3. The device for monitoring patient's vital functions according to claim 2 wherein the piezoelectric element is formed by piezoceramics.

4. The device for monitoring patient's vital functions according to claim 2, wherein the measuring electrode forms together with the first electrode or the second electrode the measuring capacitor.

5. The device for monitoring patient's vital functions according to claim 1 wherein the board is a printed circuit board on which the computing unit, the piezoelectric transducer and the measuring capacitor are located.

6. The device for monitoring patient's vital functions according to claim 4 wherein the second electrode or the first electrode is in three places of the perimeter of an area of the printed circuit board attached so that each attachment enables deformation of the piezoelectric transducer.

7. The device for monitoring patient's vital functions according to claim 1 further comprising a comparator capacitor which is electrically connected with the computing unit.

8. The device for monitoring patient's vital functions according to claim 7 wherein the comparator capacitor comprises a first comparator electrode and a second comparator electrode, wherein the first comparator electrode and the second comparator electrode are electrically connected with the computing unit.

9. The device for monitoring patient's vital functions according to claim 1 further comprising a sampling capacitor which is electrically connected with the computing unit.

10. The device for monitoring patient's vital functions according to claim 8 further comprising a shielding electrode of the measuring capacitor electrically connected with the computing unit and having the same electrical potential as the measuring electrode and/or a shielding electrode of the comparator capacitor electrically connected with the computing unit which has the same electrical potential as the first comparator electrode or the second comparator electrode.

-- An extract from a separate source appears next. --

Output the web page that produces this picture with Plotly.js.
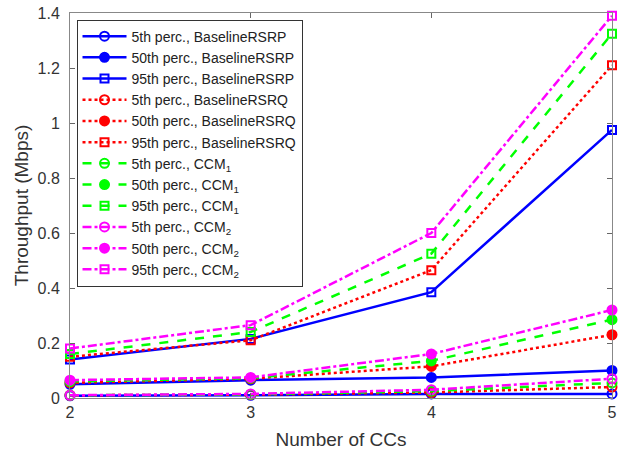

11. The device for monitoring patient's vital functions according to claim 10 wherein on the printed circuit board is further located any element chosen from the group of the shielding electrode of the measuring capacitor, shielding electrode of the comparator capacitor, the comparator capacitor and the sampling capacitor.

12. The device for monitoring patient's vital functions according to claim 10 wherein the shielding electrode of the measuring capacitor is located opposite of the measuring electrode and the shielding electrode of the comparator capacitor is located opposite of the first comparator electrode or the second comparator electrode.